This is a guest post from Ed Feng. Ed founded The Power Rank to bring more analytics and visualization to sports, football in particular. It all started when he got inspired to apply his Ph.D. research in physics to ranking sports teams. Now he hopes to get young people interested in math through sports.
How good is an NFL coach?
How do you compare established coaches like Bill Belichick with upstarts like Jim Harbaugh?
As a reader of Advanced NFL Stats, you know the answer is not Super Bowl rings. In the playoffs, a team plays at most 4 games, a small sample size.
The best coaches will not always win the Super Bowl. Most who saw the two Super Bowl wins by the New York Giants or last year's run by Baltimore would agree.
Instead, let's look at winning percentage in the regular season to evaluate coaches. However, sample size is still an issue.
Let me share a story about why.
How to make a stat head puke
In 2009, Josh McDaniels got off to a 6-0 start as the new head coach of the Denver Broncos. If you remember any game from this streak, it was their win over Cincinnati in the opener. Late in the 4th quarter, Brendan Stokely caught a tipped passed and rumbled into the end zone for a game winning touchdown.
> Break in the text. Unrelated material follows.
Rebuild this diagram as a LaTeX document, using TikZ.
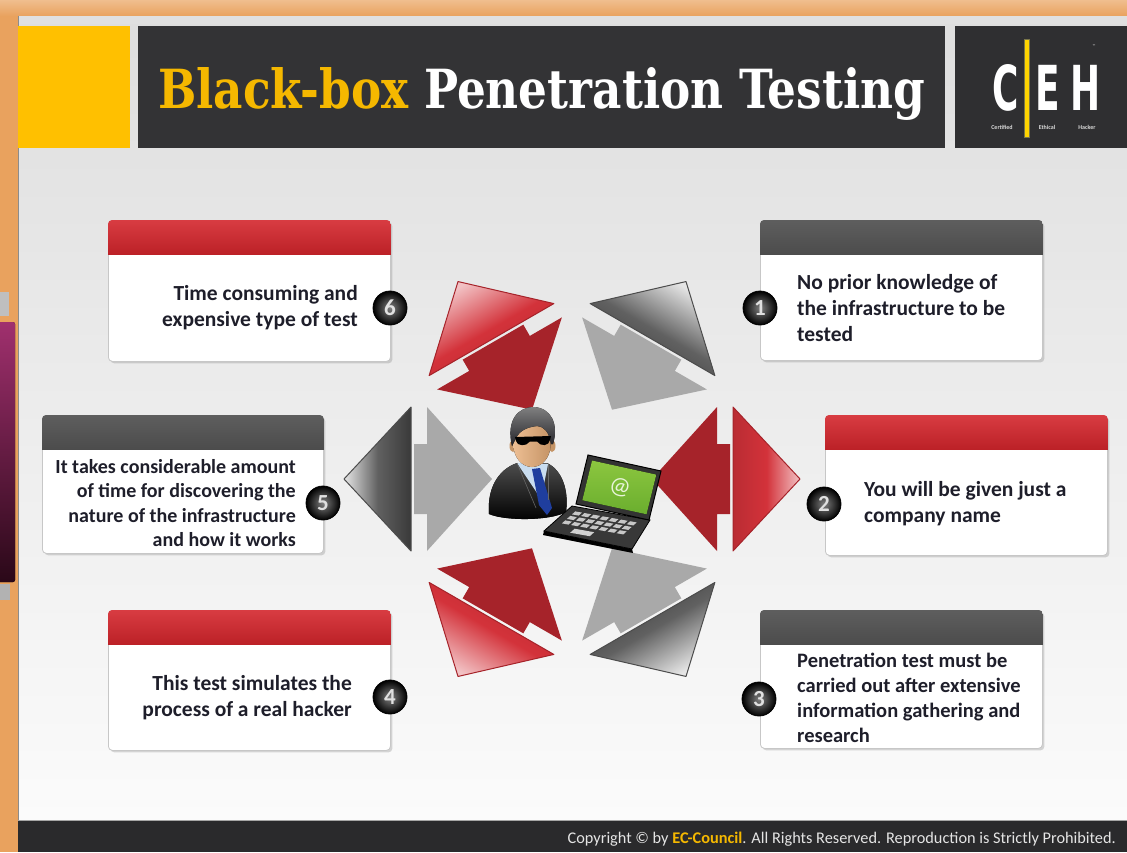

The play was immortalized as the Immacculate Deflection.
After his 6-0 start, ESPN's Tom Jackson proclaimed McDaniels "one of the great ones." I nearly soiled the carpet with vomit.
Denver would only win 2 more games the rest of the season. They missed the playoffs the last game of the season by losing to Kansas City, a team that finished 4-12.
Denver started the next season 3-9. Coach McDaniels was fired.
Never judge a coach after 6 games.
Let's look at why no one should judge a coach after 6 games.
Consider the fortunes of Coach Average. He coaches in a league with such parity that the outcome of each is like flipping a coin. Coach Average has a 50% chance to win each game.
Coin flipping isn't a bad model for NFL games in the salary cap era. Later, we'll look at which coaches do better than random coin flips.
But first, let's look at some simulations results. The visual show the first 50 games of Coach Average's career.
Just for the record, I was committed to only generating this sequence once. In no way did I ask Python to perform this calculation numerous times in hopes of finding a streak of 6 consecutive wins.
However, there are clearly streaks of wins and losses. In fact, Coach Average goes on a 10 game tear starting in his 19th game. It's easy to see order (or coaching skill) in randomness.
How the law of large numbers applies to football
Overall, Coach Average wins 31 of his first 50 games for a win percentage of 62%. Since 1991, only Tony Dungy, Bill Belichick and Bill Cowher have coached 200 or more games with that high a win rate. Tom Jackson would start Coach Average's petition for the Hall of Fame.
Since I didn't know how many games would fit in the visual, I simulated 200 coin flips for Coach Average. He won 106 of those 200 games for win percentage of 53%. As the number of flips increases, the win rate converges towards 50%, the true win rate in the model.
This is an example of the large of large numbers, the reason why no one should judge a coach after 6 games.
A look at great coaches
The coin flipping model provides a baseline to compare coaches.
In the visual, the black line represents one standard deviation away from the expected 50% win probability. For example, the standard deviation is 12.5% for one 16 game regular season.
Let's call a set of 16 coin flips a season. If we simulate a season a million times, 2 out of every 3 seasons would have a win percentage within 12.5% of the expected 50% for Coach Average.
The visual also shows the regular season win percentage for every coach since 1994, the year the NFL imposed a salary cap. I also included Bill Belichick and Bill Cowher, even though their tenures as head coach started a few years before 1994. (Cowher is the unlabeled data point above Andy Reid; Tom Coughlin is the other coach with over 200 games that I couldn't label.)
The visuals lets you see the greatness of coaches like Tony Dungy and Bill Belichick. No tests of statistical significance required.
3 other coaches stand out in this visual.
Andy Reid. Despite a 4-12 record in 2012, Reid did a remarkable job, winning more than 58% of his games in Philadelphia. Eagles fans never gave him enough respect because he never won a Super Bowl. The visual shows his win percentage is more than 2 standard deviations better than 50%.
Jim Harbaugh. The San Francisco coach is off to a fast start, winning 24 of 32 games after two seasons. But judging from the elite coaches with more than 200 games under their belt, Harbaugh will not continue to win an excess of 76% of his games.
Mike Smith. The Atlanta coach finally won his first playoff game over Seattle last season. However, his regular season record has been stellar, posting a win percentage of over 70% for 5 seasons. Keep that guy around.
In a league as competitive as the NFL, random coin flips are not a bad model for game outcomes. Coaches that outperform this model should be kept, and data visualization captures the big picture.